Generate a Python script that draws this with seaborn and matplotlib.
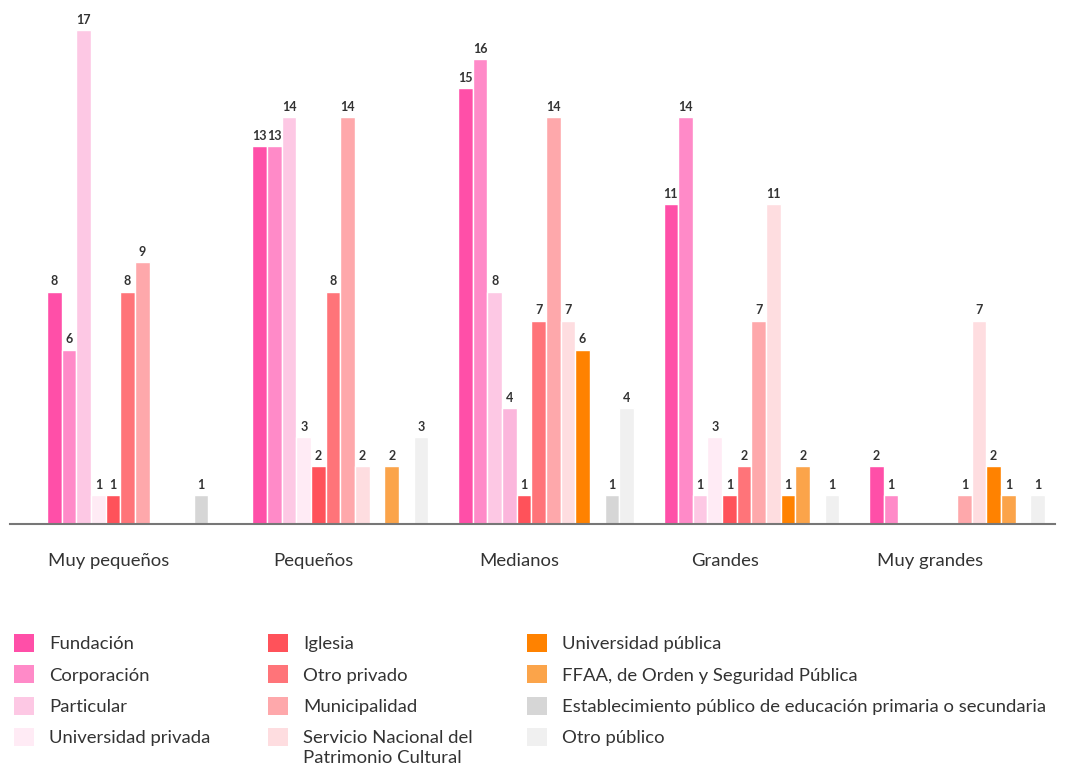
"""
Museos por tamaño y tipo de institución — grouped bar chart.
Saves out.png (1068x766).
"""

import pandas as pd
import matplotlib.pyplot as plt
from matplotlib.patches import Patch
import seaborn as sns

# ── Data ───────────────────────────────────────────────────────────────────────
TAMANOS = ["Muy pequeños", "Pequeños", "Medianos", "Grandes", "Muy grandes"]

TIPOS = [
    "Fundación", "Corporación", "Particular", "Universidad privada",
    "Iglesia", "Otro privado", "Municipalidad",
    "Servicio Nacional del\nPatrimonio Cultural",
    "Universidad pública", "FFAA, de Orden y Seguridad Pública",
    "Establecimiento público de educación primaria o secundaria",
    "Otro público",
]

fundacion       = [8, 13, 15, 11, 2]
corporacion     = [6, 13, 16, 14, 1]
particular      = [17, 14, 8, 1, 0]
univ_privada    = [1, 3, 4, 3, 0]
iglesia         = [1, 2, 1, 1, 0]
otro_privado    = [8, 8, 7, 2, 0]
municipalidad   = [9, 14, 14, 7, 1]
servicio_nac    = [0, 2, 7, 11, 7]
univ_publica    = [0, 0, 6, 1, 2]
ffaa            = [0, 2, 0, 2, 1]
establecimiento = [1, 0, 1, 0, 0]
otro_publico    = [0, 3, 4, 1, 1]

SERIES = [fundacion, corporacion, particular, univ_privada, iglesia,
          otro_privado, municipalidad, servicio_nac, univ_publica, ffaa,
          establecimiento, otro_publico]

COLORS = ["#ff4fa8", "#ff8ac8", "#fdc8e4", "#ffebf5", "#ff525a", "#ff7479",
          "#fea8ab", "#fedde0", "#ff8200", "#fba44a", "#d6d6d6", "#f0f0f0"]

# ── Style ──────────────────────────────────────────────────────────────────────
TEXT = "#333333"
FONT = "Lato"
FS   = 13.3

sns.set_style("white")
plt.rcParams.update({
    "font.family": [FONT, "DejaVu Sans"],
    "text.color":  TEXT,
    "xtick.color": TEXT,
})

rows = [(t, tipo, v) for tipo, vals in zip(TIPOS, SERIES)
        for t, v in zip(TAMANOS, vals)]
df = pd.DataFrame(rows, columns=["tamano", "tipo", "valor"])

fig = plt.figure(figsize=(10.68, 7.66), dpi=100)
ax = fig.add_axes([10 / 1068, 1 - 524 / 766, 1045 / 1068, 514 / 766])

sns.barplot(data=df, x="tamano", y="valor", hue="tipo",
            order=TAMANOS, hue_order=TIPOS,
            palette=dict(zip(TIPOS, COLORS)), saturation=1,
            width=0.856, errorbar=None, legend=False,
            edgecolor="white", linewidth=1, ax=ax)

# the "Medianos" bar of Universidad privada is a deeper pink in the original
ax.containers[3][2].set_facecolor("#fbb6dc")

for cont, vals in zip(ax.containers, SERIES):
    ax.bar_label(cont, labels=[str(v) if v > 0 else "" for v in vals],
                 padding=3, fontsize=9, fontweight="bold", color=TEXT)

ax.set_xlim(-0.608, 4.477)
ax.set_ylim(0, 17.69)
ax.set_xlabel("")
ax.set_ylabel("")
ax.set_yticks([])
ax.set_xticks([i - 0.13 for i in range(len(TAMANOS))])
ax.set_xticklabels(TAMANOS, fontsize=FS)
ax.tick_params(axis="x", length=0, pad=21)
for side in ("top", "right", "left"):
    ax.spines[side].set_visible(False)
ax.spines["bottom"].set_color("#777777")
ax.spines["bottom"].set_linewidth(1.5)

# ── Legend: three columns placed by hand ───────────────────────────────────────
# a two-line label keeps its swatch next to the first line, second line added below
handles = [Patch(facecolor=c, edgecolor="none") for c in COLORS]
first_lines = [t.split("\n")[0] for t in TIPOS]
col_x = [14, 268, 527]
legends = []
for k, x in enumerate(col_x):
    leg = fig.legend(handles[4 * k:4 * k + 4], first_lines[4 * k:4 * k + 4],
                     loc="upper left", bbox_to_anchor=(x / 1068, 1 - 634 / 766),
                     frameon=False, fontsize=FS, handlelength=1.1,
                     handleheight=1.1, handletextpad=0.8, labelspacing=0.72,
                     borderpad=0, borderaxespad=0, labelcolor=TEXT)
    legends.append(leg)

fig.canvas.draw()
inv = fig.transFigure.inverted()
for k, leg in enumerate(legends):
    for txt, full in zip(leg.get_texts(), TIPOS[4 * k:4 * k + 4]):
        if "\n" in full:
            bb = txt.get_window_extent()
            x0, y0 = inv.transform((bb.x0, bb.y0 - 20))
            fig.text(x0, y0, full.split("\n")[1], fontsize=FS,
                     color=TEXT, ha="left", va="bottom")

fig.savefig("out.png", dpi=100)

Set problem:
Skip every picture and transcribe the data above exactly.

Answer to the task:
Generate a Python script that draws this with seaborn and matplotlib.
"""
Museos por tamaño y tipo de institución — grouped bar chart.
Saves out.png (1068x766).
"""

import pandas as pd
import matplotlib.pyplot as plt
from matplotlib.patches import Patch
import seaborn as sns

# ── Data ───────────────────────────────────────────────────────────────────────
TAMANOS = ["Muy pequeños", "Pequeños", "Medianos", "Grandes", "Muy grandes"]

TIPOS = [
    "Fundación", "Corporación", "Particular", "Universidad privada",
    "Iglesia", "Otro privado", "Municipalidad",
    "Servicio Nacional del\nPatrimonio Cultural",
    "Universidad pública", "FFAA, de Orden y Seguridad Pública",
    "Establecimiento público de educación primaria o secundaria",
    "Otro público",
]

fundacion       = [8, 13, 15, 11, 2]
corporacion     = [6, 13, 16, 14, 1]
particular      = [17, 14, 8, 1, 0]
univ_privada    = [1, 3, 4, 3, 0]
iglesia         = [1, 2, 1, 1, 0]
otro_privado    = [8, 8, 7, 2, 0]
municipalidad   = [9, 14, 14, 7, 1]
servicio_nac    = [0, 2, 7, 11, 7]
univ_publica    = [0, 0, 6, 1, 2]
ffaa            = [0, 2, 0, 2, 1]
establecimiento = [1, 0, 1, 0, 0]
otro_publico    = [0, 3, 4, 1, 1]

SERIES = [fundacion, corporacion, particular, univ_privada, iglesia,
          otro_privado, municipalidad, servicio_nac, univ_publica, ffaa,
          establecimiento, otro_publico]

COLORS = ["#ff4fa8", "#ff8ac8", "#fdc8e4", "#ffebf5", "#ff525a", "#ff7479",
          "#fea8ab", "#fedde0", "#ff8200", "#fba44a", "#d6d6d6", "#f0f0f0"]

# ── Style ──────────────────────────────────────────────────────────────────────
TEXT = "#333333"
FONT = "Lato"
FS   = 13.3

sns.set_style("white")
plt.rcParams.update({
    "font.family": [FONT, "DejaVu Sans"],
    "text.color":  TEXT,
    "xtick.color": TEXT,
})

rows = [(t, tipo, v) for tipo, vals in zip(TIPOS, SERIES)
        for t, v in zip(TAMANOS, vals)]
df = pd.DataFrame(rows, columns=["tamano", "tipo", "valor"])

fig = plt.figure(figsize=(10.68, 7.66), dpi=100)
ax = fig.add_axes([10 / 1068, 1 - 524 / 766, 1045 / 1068, 514 / 766])

sns.barplot(data=df, x="tamano", y="valor", hue="tipo",
            order=TAMANOS, hue_order=TIPOS,
            palette=dict(zip(TIPOS, COLORS)), saturation=1,
            width=0.856, errorbar=None, legend=False,
            edgecolor="white", linewidth=1, ax=ax)

# the "Medianos" bar of Universidad privada is a deeper pink in the original
ax.containers[3][2].set_facecolor("#fbb6dc")

for cont, vals in zip(ax.containers, SERIES):
    ax.bar_label(cont, labels=[str(v) if v > 0 else "" for v in vals],
                 padding=3, fontsize=9, fontweight="bold", color=TEXT)

ax.set_xlim(-0.608, 4.477)
ax.set_ylim(0, 17.69)
ax.set_xlabel("")
ax.set_ylabel("")
ax.set_yticks([])
ax.set_xticks([i - 0.13 for i in range(len(TAMANOS))])
ax.set_xticklabels(TAMANOS, fontsize=FS)
ax.tick_params(axis="x", length=0, pad=21)
for side in ("top", "right", "left"):
    ax.spines[side].set_visible(False)
ax.spines["bottom"].set_color("#777777")
ax.spines["bottom"].set_linewidth(1.5)

# ── Legend: three columns placed by hand ───────────────────────────────────────
# a two-line label keeps its swatch next to the first line, second line added below
handles = [Patch(facecolor=c, edgecolor="none") for c in COLORS]
first_lines = [t.split("\n")[0] for t in TIPOS]
col_x = [14, 268, 527]
legends = []
for k, x in enumerate(col_x):
    leg = fig.legend(handles[4 * k:4 * k + 4], first_lines[4 * k:4 * k + 4],
                     loc="upper left", bbox_to_anchor=(x / 1068, 1 - 634 / 766),
                     frameon=False, fontsize=FS, handlelength=1.1,
                     handleheight=1.1, handletextpad=0.8, labelspacing=0.72,
                     borderpad=0, borderaxespad=0, labelcolor=TEXT)
    legends.append(leg)

fig.canvas.draw()
inv = fig.transFigure.inverted()
for k, leg in enumerate(legends):
    for txt, full in zip(leg.get_texts(), TIPOS[4 * k:4 * k + 4]):
        if "\n" in full:
            bb = txt.get_window_extent()
            x0, y0 = inv.transform((bb.x0, bb.y0 - 20))
            fig.text(x0, y0, full.split("\n")[1], fontsize=FS,
                     color=TEXT, ha="left", va="bottom")

fig.savefig("out.png", dpi=100)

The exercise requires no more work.